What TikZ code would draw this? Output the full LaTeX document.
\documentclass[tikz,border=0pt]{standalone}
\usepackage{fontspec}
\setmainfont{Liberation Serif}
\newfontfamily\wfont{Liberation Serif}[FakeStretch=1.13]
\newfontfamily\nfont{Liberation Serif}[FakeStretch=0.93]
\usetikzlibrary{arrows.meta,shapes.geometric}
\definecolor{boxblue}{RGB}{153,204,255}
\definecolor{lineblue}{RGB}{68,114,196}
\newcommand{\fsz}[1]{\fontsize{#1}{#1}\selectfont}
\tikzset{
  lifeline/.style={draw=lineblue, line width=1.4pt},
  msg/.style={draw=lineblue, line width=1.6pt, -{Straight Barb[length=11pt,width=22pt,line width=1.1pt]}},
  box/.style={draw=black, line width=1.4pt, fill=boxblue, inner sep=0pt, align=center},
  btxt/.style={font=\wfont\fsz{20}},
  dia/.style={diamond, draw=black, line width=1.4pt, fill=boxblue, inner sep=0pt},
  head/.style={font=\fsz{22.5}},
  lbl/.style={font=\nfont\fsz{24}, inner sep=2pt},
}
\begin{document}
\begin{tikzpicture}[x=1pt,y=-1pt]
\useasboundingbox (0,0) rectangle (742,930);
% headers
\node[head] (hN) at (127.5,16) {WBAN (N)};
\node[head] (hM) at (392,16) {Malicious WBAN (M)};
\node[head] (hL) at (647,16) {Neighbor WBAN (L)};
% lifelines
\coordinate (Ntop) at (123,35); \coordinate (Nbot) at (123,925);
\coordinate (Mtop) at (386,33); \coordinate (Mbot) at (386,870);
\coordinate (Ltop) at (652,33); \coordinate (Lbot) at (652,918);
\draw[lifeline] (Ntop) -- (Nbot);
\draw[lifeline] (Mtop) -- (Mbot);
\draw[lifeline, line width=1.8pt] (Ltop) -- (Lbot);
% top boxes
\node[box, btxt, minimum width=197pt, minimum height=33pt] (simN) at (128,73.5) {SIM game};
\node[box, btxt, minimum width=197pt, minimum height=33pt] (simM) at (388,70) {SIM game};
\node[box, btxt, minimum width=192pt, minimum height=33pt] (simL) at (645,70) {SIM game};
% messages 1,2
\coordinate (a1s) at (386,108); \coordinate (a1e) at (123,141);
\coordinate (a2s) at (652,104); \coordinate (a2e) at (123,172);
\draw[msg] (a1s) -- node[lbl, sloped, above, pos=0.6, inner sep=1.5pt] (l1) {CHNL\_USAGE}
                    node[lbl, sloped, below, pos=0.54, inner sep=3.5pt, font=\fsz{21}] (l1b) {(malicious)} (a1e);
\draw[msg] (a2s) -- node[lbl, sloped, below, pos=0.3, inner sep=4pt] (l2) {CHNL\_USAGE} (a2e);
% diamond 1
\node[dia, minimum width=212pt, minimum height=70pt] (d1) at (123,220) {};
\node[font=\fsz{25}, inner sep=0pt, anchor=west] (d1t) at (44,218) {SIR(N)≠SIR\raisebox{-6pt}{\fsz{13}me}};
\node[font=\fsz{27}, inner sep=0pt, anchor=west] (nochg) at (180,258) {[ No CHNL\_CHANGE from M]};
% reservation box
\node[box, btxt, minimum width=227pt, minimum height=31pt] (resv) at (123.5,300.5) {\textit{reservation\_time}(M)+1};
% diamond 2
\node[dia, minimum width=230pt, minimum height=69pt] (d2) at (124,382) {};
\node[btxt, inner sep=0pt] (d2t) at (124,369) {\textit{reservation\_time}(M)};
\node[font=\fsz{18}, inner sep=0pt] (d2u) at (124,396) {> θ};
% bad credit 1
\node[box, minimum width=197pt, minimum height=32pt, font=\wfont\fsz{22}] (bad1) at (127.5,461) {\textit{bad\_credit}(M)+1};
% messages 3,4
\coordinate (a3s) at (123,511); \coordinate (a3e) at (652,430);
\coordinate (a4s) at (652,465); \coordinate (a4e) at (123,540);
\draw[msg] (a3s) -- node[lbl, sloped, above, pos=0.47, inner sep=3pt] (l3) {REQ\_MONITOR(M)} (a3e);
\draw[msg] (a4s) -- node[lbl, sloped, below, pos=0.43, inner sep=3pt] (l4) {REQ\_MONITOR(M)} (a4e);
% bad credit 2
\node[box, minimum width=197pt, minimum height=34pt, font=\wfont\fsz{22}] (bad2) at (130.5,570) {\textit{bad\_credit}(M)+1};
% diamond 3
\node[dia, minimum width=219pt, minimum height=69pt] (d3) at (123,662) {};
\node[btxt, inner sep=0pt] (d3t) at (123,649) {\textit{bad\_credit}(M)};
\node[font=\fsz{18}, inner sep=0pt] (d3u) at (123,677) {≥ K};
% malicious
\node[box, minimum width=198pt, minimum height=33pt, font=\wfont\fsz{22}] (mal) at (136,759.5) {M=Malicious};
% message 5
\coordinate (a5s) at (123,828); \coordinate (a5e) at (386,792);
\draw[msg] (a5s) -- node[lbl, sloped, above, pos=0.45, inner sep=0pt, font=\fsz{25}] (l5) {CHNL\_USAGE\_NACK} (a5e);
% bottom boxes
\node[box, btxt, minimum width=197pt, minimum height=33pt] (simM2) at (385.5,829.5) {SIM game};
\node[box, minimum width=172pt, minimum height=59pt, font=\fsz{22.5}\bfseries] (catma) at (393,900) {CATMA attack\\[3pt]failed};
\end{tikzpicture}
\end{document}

» What this task involves: Each line above is to be repeated exactly.

» Answer for this exercise:
What TikZ code would draw this? Output the full LaTeX document.
\documentclass[tikz,border=0pt]{standalone}
\usepackage{fontspec}
\setmainfont{Liberation Serif}
\newfontfamily\wfont{Liberation Serif}[FakeStretch=1.13]
\newfontfamily\nfont{Liberation Serif}[FakeStretch=0.93]
\usetikzlibrary{arrows.meta,shapes.geometric}
\definecolor{boxblue}{RGB}{153,204,255}
\definecolor{lineblue}{RGB}{68,114,196}
\newcommand{\fsz}[1]{\fontsize{#1}{#1}\selectfont}
\tikzset{
  lifeline/.style={draw=lineblue, line width=1.4pt},
  msg/.style={draw=lineblue, line width=1.6pt, -{Straight Barb[length=11pt,width=22pt,line width=1.1pt]}},
  box/.style={draw=black, line width=1.4pt, fill=boxblue, inner sep=0pt, align=center},
  btxt/.style={font=\wfont\fsz{20}},
  dia/.style={diamond, draw=black, line width=1.4pt, fill=boxblue, inner sep=0pt},
  head/.style={font=\fsz{22.5}},
  lbl/.style={font=\nfont\fsz{24}, inner sep=2pt},
}
\begin{document}
\begin{tikzpicture}[x=1pt,y=-1pt]
\useasboundingbox (0,0) rectangle (742,930);
% headers
\node[head] (hN) at (127.5,16) {WBAN (N)};
\node[head] (hM) at (392,16) {Malicious WBAN (M)};
\node[head] (hL) at (647,16) {Neighbor WBAN (L)};
% lifelines
\coordinate (Ntop) at (123,35); \coordinate (Nbot) at (123,925);
\coordinate (Mtop) at (386,33); \coordinate (Mbot) at (386,870);
\coordinate (Ltop) at (652,33); \coordinate (Lbot) at (652,918);
\draw[lifeline] (Ntop) -- (Nbot);
\draw[lifeline] (Mtop) -- (Mbot);
\draw[lifeline, line width=1.8pt] (Ltop) -- (Lbot);
% top boxes
\node[box, btxt, minimum width=197pt, minimum height=33pt] (simN) at (128,73.5) {SIM game};
\node[box, btxt, minimum width=197pt, minimum height=33pt] (simM) at (388,70) {SIM game};
\node[box, btxt, minimum width=192pt, minimum height=33pt] (simL) at (645,70) {SIM game};
% messages 1,2
\coordinate (a1s) at (386,108); \coordinate (a1e) at (123,141);
\coordinate (a2s) at (652,104); \coordinate (a2e) at (123,172);
\draw[msg] (a1s) -- node[lbl, sloped, above, pos=0.6, inner sep=1.5pt] (l1) {CHNL\_USAGE}
                    node[lbl, sloped, below, pos=0.54, inner sep=3.5pt, font=\fsz{21}] (l1b) {(malicious)} (a1e);
\draw[msg] (a2s) -- node[lbl, sloped, below, pos=0.3, inner sep=4pt] (l2) {CHNL\_USAGE} (a2e);
% diamond 1
\node[dia, minimum width=212pt, minimum height=70pt] (d1) at (123,220) {};
\node[font=\fsz{25}, inner sep=0pt, anchor=west] (d1t) at (44,218) {SIR(N)≠SIR\raisebox{-6pt}{\fsz{13}me}};
\node[font=\fsz{27}, inner sep=0pt, anchor=west] (nochg) at (180,258) {[ No CHNL\_CHANGE from M]};
% reservation box
\node[box, btxt, minimum width=227pt, minimum height=31pt] (resv) at (123.5,300.5) {\textit{reservation\_time}(M)+1};
% diamond 2
\node[dia, minimum width=230pt, minimum height=69pt] (d2) at (124,382) {};
\node[btxt, inner sep=0pt] (d2t) at (124,369) {\textit{reservation\_time}(M)};
\node[font=\fsz{18}, inner sep=0pt] (d2u) at (124,396) {> θ};
% bad credit 1
\node[box, minimum width=197pt, minimum height=32pt, font=\wfont\fsz{22}] (bad1) at (127.5,461) {\textit{bad\_credit}(M)+1};
% messages 3,4
\coordinate (a3s) at (123,511); \coordinate (a3e) at (652,430);
\coordinate (a4s) at (652,465); \coordinate (a4e) at (123,540);
\draw[msg] (a3s) -- node[lbl, sloped, above, pos=0.47, inner sep=3pt] (l3) {REQ\_MONITOR(M)} (a3e);
\draw[msg] (a4s) -- node[lbl, sloped, below, pos=0.43, inner sep=3pt] (l4) {REQ\_MONITOR(M)} (a4e);
% bad credit 2
\node[box, minimum width=197pt, minimum height=34pt, font=\wfont\fsz{22}] (bad2) at (130.5,570) {\textit{bad\_credit}(M)+1};
% diamond 3
\node[dia, minimum width=219pt, minimum height=69pt] (d3) at (123,662) {};
\node[btxt, inner sep=0pt] (d3t) at (123,649) {\textit{bad\_credit}(M)};
\node[font=\fsz{18}, inner sep=0pt] (d3u) at (123,677) {≥ K};
% malicious
\node[box, minimum width=198pt, minimum height=33pt, font=\wfont\fsz{22}] (mal) at (136,759.5) {M=Malicious};
% message 5
\coordinate (a5s) at (123,828); \coordinate (a5e) at (386,792);
\draw[msg] (a5s) -- node[lbl, sloped, above, pos=0.45, inner sep=0pt, font=\fsz{25}] (l5) {CHNL\_USAGE\_NACK} (a5e);
% bottom boxes
\node[box, btxt, minimum width=197pt, minimum height=33pt] (simM2) at (385.5,829.5) {SIM game};
\node[box, minimum width=172pt, minimum height=59pt, font=\fsz{22.5}\bfseries] (catma) at (393,900) {CATMA attack\\[3pt]failed};
\end{tikzpicture}
\end{document}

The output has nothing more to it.